284-1 Agronomic Potential and Limitations Of Using Precipitated Calcium Carbonate In The High Plains.
AGRONOMIC POTENTIAL AND LIMITATIONS OF USING PRECIPITATED CALCIUM CARBONATE IN THE HIGH PLAINS
University of Nebraska Panhandle Research and Extension Center,
4502 Avenue I, Scottsbluff, NE 69361.
Precipitated Calcium Carbonate (PCC) is a by-product of the sugar purification process.

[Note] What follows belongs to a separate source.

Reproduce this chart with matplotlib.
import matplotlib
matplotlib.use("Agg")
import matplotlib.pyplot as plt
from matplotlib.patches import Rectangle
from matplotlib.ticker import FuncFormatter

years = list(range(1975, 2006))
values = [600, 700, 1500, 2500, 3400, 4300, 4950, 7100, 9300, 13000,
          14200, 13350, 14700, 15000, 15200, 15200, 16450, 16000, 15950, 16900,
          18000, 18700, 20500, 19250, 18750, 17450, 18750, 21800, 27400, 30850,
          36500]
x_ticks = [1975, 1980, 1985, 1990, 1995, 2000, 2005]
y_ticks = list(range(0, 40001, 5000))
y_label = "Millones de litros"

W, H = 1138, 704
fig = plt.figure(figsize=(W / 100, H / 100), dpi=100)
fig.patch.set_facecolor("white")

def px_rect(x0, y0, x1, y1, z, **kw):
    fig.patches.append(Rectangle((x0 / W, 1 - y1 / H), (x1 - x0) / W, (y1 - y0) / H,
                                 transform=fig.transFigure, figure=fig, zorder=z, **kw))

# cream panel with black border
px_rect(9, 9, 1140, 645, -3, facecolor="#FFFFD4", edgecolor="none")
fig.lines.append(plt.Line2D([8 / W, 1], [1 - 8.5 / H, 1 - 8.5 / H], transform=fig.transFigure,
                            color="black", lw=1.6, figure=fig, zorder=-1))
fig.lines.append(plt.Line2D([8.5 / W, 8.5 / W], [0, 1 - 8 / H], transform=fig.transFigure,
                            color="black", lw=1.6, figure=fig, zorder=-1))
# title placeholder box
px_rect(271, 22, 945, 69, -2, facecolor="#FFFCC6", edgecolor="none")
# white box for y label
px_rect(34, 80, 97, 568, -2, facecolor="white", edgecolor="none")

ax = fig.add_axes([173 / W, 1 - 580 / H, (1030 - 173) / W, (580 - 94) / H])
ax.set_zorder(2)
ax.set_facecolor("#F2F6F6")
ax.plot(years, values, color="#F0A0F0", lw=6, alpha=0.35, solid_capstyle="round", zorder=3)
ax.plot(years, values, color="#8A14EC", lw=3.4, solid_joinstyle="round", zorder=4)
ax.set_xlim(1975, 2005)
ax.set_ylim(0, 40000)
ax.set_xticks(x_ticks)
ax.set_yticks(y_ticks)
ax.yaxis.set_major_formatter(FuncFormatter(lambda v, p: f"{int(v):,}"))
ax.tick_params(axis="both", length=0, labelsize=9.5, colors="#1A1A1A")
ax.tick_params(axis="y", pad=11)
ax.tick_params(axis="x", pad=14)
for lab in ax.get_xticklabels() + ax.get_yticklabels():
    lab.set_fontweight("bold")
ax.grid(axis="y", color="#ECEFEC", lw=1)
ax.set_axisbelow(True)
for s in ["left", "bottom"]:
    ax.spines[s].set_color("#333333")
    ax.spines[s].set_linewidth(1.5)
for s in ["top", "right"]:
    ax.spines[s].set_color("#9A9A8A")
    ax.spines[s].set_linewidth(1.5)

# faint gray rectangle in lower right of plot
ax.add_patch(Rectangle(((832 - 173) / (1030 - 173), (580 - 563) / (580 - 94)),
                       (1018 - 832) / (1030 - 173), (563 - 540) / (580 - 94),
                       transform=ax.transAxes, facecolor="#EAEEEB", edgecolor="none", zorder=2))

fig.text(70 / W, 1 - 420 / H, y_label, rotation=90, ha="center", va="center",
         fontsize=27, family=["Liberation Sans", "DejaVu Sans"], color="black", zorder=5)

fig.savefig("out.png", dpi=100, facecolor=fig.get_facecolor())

The research in Red River Valley reported several beneficial effects of PCC on soil chemistry, plant health, and yields of major crops. However, the agronomic advantages and limitations of PCC in the High Plains region have not been tested. The disparity in the soil chemical characteristics is the major difference between the soils of Red River Valley and High Plains. The average effective calcium carbonate (ECC) of PCC in three Western Sugar locations (NE, WY, and CO) is about 27% and it also contains some N and P. The main objective of this research was to investigate the effect of PCC on soil chemical and physical properties and the impact of PCC on crop yield. Ten locations were chosen from grower fields in CO, NE and WY during 2012 and 2013. In each site-year, at least six locations of sugar beet (Beta vulgaris L), two locations of corn (Zea mays L.), and one location of dry bean (Phaseolus vulgaris L.) were planted during the spring. The experimental design was a Latin Square, with four replications and four PCC rates: 0, 4, 8, and 12 tons per acre. The PCC was applied in early spring and incorporated into soil. The fields were monitored during the growing season for effects of PCC on plant growth, diseases severity and final yield. There were no negative effects of PCC on crop growth during the season in 2012. Three rates of PCC had no consistent significant effect (P>0.05) on yield or quality compared to check in sugar beet, corn or dry bean during 2012. The yield results for 2013 site-year is in progress. The short and long term effects of three PCC rates on soil physical and chemical characteristics will be presented.